固然犯罪判断最终所在意的是要不要处罚行为人,但是弄清楚是否予以处罚的理由何在,处罚轻重的理由何在,才真正能决定处罚的成效。当一个人不真正知道为什么被责罚,那么他也无从知道如何能免于责罚,无从知道将来如何行为,犯罪阶层理论提供的犯罪判断阶层构造,从分析和定位构成要件要素,可以提供一个精确判断犯罪成立与否以及处罚与否的步骤,借以确保刑罚制裁制度的合理和有效。注67

因此,阶层体系的精髓在于为入罪与出罪提供逻辑论证,从而实现罪刑法定原则。阶层体系所具有的事实判断先于价值判断、客观判断先于主观判断、形式判断先于实质判断、定型判断先于个别判断等规则是必须严格遵循并且通过阶层性构造而予以制度性确认的。当然,在借鉴德日刑法学的时候,我们还是要持一种理性态度而不是机械照搬。对此,我国学者指出:

大陆法系犯罪论体系的强势地位也需要我们在进行相关研究工作时有所警惕,避免因陷入不同程度的理论自卑而失去对该理论本身先在的审度和批判能力,从而使得对该理论的研究成为单纯的引进和克服。注68

借鉴是建立在比较的基础之上的,并且要考虑中国的具体国情。面对存在着纵向上的理论惯性与横向上的百家争鸣,即使是通说体系,仍多有分歧的德日刑法知识,我们不能眼花缭乱,无所适从。尤其是考虑到我国法治发展阶段上与德日之间的差异,在刑法知识的借鉴当中应当保持一种学术上的自主与自信。

(三)法治实践经验的汲取

刑法学知识归根结底是为刑事法治服务的,它应当具有与法治实践的高度契合性。与此同时,我国刑法学还应当从刑事立法与刑事司法的法治实践中总结经验,将其上升到法理层面,由此形成刑法教义学与刑事法治实践之间的良性互动。例如我国刑法分则关于个罪的规定往往存在罪量要素,这一点是与德日刑法规定完全不同的。
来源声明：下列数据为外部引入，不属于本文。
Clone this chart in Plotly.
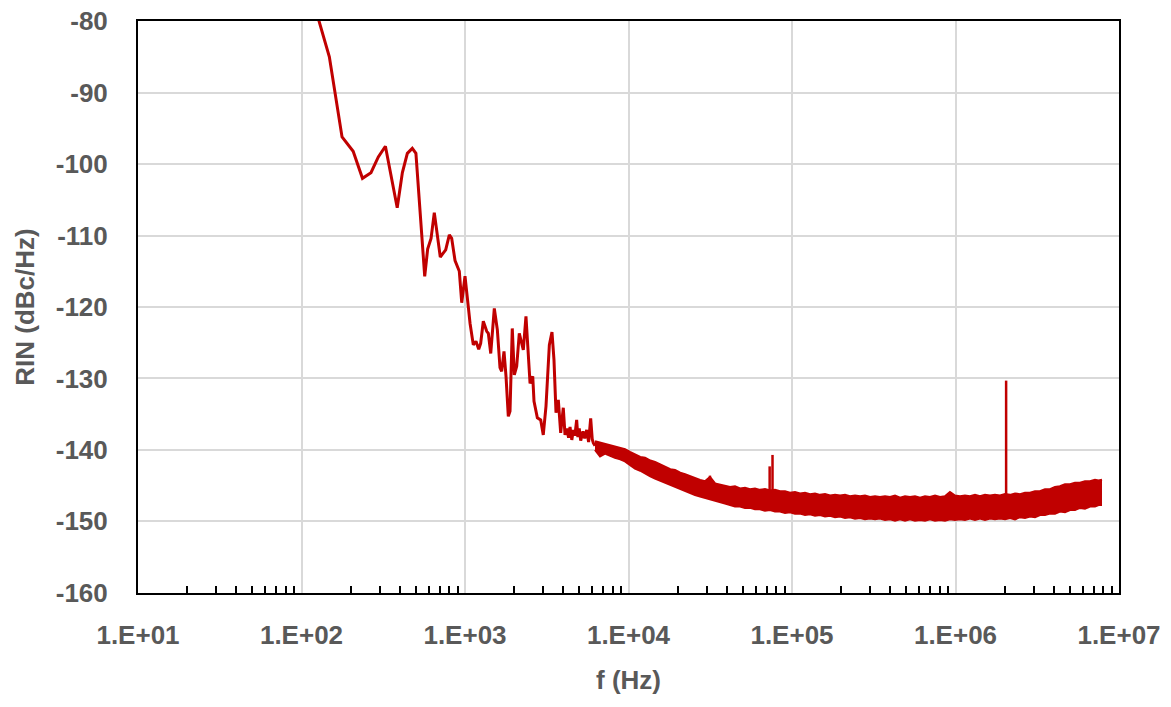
import plotly.graph_objects as go

# ---------------- data ----------------
# low-frequency part of the RIN trace (single line)
f_low = [120, 128, 148, 177, 207, 236, 266, 295, 326, 385, 414, 444, 476, 501,
         567, 591, 620, 649, 706, 762, 802, 829, 869, 923, 955, 1000, 1047, 1074,
         1124, 1167, 1213, 1247, 1294, 1358, 1389, 1437, 1511, 1577, 1637, 1676,
         1732, 1782, 1840, 1885, 1946, 2003, 2071, 2148, 2273, 2360, 2500, 2596,
         2643, 2770, 2904, 3011, 3128, 3280, 3404, 3501, 3603, 3722, 3848, 3991,
         4090, 4200, 4300, 4389, 4500, 4600, 4700, 4819, 4900, 5000, 5100, 5270,
         5400, 5550, 5700, 5871, 6000, 6093, 6240]
rin_low = [-77.5, -80.0, -85.0, -96.2, -98.2, -102.0, -101.2, -99.0, -97.5, -106.1,
           -101.2, -98.5, -97.8, -98.5, -115.7, -111.9, -110.4, -106.8, -113.0,
           -112.0, -109.9, -110.4, -113.5, -115.0, -119.4, -115.7, -119.9, -122.3,
           -125.3, -124.8, -125.9, -125.1, -122.0, -123.4, -123.7, -126.5, -120.2,
           -123.2, -128.5, -129.0, -126.2, -129.7, -135.3, -134.6, -123.0, -129.5,
           -128.3, -123.7, -126.0, -121.3, -130.7, -129.7, -133.2, -135.5, -135.8,
           -137.9, -133.9, -125.3, -123.5, -127.4, -134.8, -133.0, -137.6, -134.1,
           -137.9, -137.0, -138.3, -136.8, -138.6, -137.2, -138.0, -135.8, -138.2,
           -137.0, -138.7, -137.4, -138.4, -137.2, -138.9, -135.6, -138.5, -139.0,
           -139.4]

# noise band (upper / lower envelope) at higher frequencies
f_band = [6240, 6700, 7180, 7700, 8260, 8900, 9520, 10200, 10960, 11800, 12620,
          13600, 14530, 15600, 16730, 18000, 19250, 20700, 22170, 23800, 25520,
          27400, 29380, 31500, 33820, 36300, 38930, 41800, 44810, 48100, 51590,
          55400, 59390, 63700, 68370, 73400, 78710, 84500, 90620, 97200, 104300,
          112000, 120100, 129000, 138300, 148500, 159200, 171000, 183300, 197000,
          211000, 226000, 242900, 261000, 279600, 300000, 321900, 345000, 370600,
          398000, 426600, 458000, 491100, 527000, 565400, 607000, 650900, 698000,
          749300, 804000, 862600, 925000, 993000, 1066000, 1143000, 1226000,
          1316000, 1412000, 1515000, 1626000, 1744000, 1872000, 2008000, 2155000,
          2311000, 2480000, 2661000, 2855000, 3063000, 3286000, 3526000, 3783000,
          4059000, 4355000, 4673000, 5014000, 5380000, 5772000, 6193000, 6645000,
          7130000, 7500000, 7870000]
rin_top = [-138.8, -139.0, -139.2, -139.4, -139.5, -139.7, -139.9, -140.3, -140.6,
           -141.0, -141.1, -141.5, -141.7, -142.0, -142.3, -142.7, -142.8, -143.2,
           -143.4, -143.7, -143.9, -144.2, -144.4, -143.8, -144.7, -144.9, -145.0,
           -145.2, -145.1, -145.4, -145.3, -145.5, -145.4, -145.6, -145.5, -145.7,
           -145.6, -145.8, -145.8, -146.0, -145.9, -146.1, -146.0, -146.2, -146.1,
           -146.3, -146.2, -146.4, -146.3, -146.4, -146.3, -146.5, -146.4, -146.5,
           -146.4, -146.6, -146.5, -146.6, -146.5, -146.6, -146.4, -146.7, -146.5,
           -146.6, -146.5, -146.7, -146.5, -146.6, -146.4, -146.6, -146.5, -145.9,
           -146.4, -146.5, -146.4, -146.5, -146.3, -146.5, -146.3, -146.4, -146.3,
           -146.4, -146.2, -146.3, -146.1, -146.2, -146.0, -146.0, -145.8, -145.8,
           -145.5, -145.5, -145.2, -145.1, -144.8, -144.8, -144.6, -144.6, -144.4,
           -144.4, -144.2, -144.3, -144.2]
rin_bot = [-140.0, -140.9, -140.5, -140.8, -141.1, -141.3, -141.6, -142.1, -142.6,
           -142.9, -143.3, -143.7, -144.0, -144.3, -144.6, -144.9, -145.2, -145.5,
           -145.8, -146.0, -146.3, -146.5, -146.7, -147.0, -147.2, -147.3, -147.5,
           -147.7, -147.9, -147.9, -148.1, -148.1, -148.3, -148.3, -148.5, -148.4,
           -148.6, -148.6, -148.8, -148.7, -148.9, -148.9, -149.1, -149.0, -149.2,
           -149.1, -149.3, -149.2, -149.4, -149.3, -149.5, -149.4, -149.6, -149.5,
           -149.7, -149.6, -149.7, -149.6, -149.8, -149.7, -149.9, -149.7, -149.9,
           -149.7, -149.9, -149.8, -149.9, -149.7, -149.9, -149.8, -149.9, -149.7,
           -149.8, -149.7, -149.8, -149.6, -149.8, -149.6, -149.8, -149.6, -149.7,
           -149.6, -149.7, -149.5, -149.7, -149.4, -149.5, -149.3, -149.4, -149.1,
           -149.1, -148.9, -148.9, -148.6, -148.7, -148.4, -148.4, -148.1, -148.2,
           -147.9, -147.9, -147.7, -147.7]

# narrow spurs
f_spur = [31500, 31500, None, 73000, 73000, None, 76000, 76000, None, 2040000, 2040000]
rin_spur = [-145.5, -143.6, None, -146.5, -142.3, None, -146.5, -140.7, None, -147.0, -130.3]

x_tickvals = [1e1, 1e2, 1e3, 1e4, 1e5, 1e6, 1e7]
x_ticktext = ["1.E+01", "1.E+02", "1.E+03", "1.E+04", "1.E+05", "1.E+06", "1.E+07"]
x_minorvals = [m * d for d in [1e1, 1e2, 1e3, 1e4, 1e5, 1e6] for m in range(2, 10)]
y_tickvals = [-160, -150, -140, -130, -120, -110, -100, -90, -80]
y_ticktext = ["-160", "-150", "-140", "-130", "-120", "-110", "-100", "-90", "-80"]

# ---------------- figure ----------------
RED = "#C00000"
GREY = "#595959"
FONT = "Liberation Sans"

fig = go.Figure()
fig.add_trace(go.Scatter(x=f_band, y=rin_bot, mode="lines",
                         line=dict(color=RED, width=2.2), hoverinfo="skip",
                         showlegend=False))
fig.add_trace(go.Scatter(x=f_band, y=rin_top, mode="lines", fill="tonexty",
                         fillcolor=RED, line=dict(color=RED, width=2.2),
                         hoverinfo="skip", showlegend=False))
fig.add_trace(go.Scatter(x=f_low, y=rin_low, mode="lines",
                         line=dict(color=RED, width=3), showlegend=False))
fig.add_trace(go.Scatter(x=f_spur, y=rin_spur, mode="lines",
                         line=dict(color=RED, width=2.5), showlegend=False,
                         connectgaps=False))

fig.update_layout(
    width=1171, height=707,
    margin=dict(l=138, r=52, t=21, b=114),
    paper_bgcolor="white", plot_bgcolor="white",
    font=dict(family=FONT, color=GREY, size=26),
)
fig.update_xaxes(
    type="log", range=[1, 7], automargin=False,
    tickmode="array", tickvals=x_tickvals, ticktext=x_ticktext,
    tickfont=dict(family=FONT, size=26, color=GREY, weight="bold"),
    ticks="", ticklabelstandoff=18, ticklabeloverflow="allow",
    showgrid=True, gridcolor="#D9D9D9", gridwidth=1.5,
    showline=True, linecolor="black", linewidth=2, mirror=True,
    minor=dict(tickmode="array", tickvals=x_minorvals, ticks="inside",
               ticklen=7, tickwidth=1.5, tickcolor="black", showgrid=False),
    title=dict(text="f (Hz)", font=dict(family=FONT, size=26, color=GREY,
                                        weight="bold"), standoff=22),
    zeroline=False,
)
fig.update_yaxes(
    range=[-160.02, -79.98], automargin=False,
    tickmode="array", tickvals=y_tickvals, ticktext=y_ticktext,
    tickfont=dict(family=FONT, size=26, color=GREY, weight="bold"),
    ticks="", ticklabelstandoff=23, ticklabeloverflow="allow",
    showgrid=True, gridcolor="#D9D9D9", gridwidth=1.5,
    showline=True, linecolor="black", linewidth=2, mirror=True,
    title=dict(text="RIN (dBc/Hz)", font=dict(family=FONT, size=26, color=GREY,
                                              weight="bold"), standoff=14),
    zeroline=False,
)

# remove the default 8 px page margin so the figure fills the window exactly
fig.write_html("out.html",
               config={"displayModeBar": False},
               post_script="document.body.style.margin='0';document.body.style.overflow='hidden';")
因此,德日刑法学中并没有形成一套成熟的理论学说,用于解释情节、数额、后果等犯罪成立的数量要素。在这种情况下,就应当立足于我国的刑事立法与刑事司法,形成具有中国特色的理论观点。刑法学作为一个部门法学,与刑事法治实践密切相关,正是刑事法治的发展对刑法学提出了更加精确、更加精密、更加精致的理论要求,从而不断地为刑法学理论的发展提供内在的推动力。我国刑法知识的当代转型,其内在动因也在于刑事法治的发展。因此,法治实践经验应当是刑法知识的来源之一。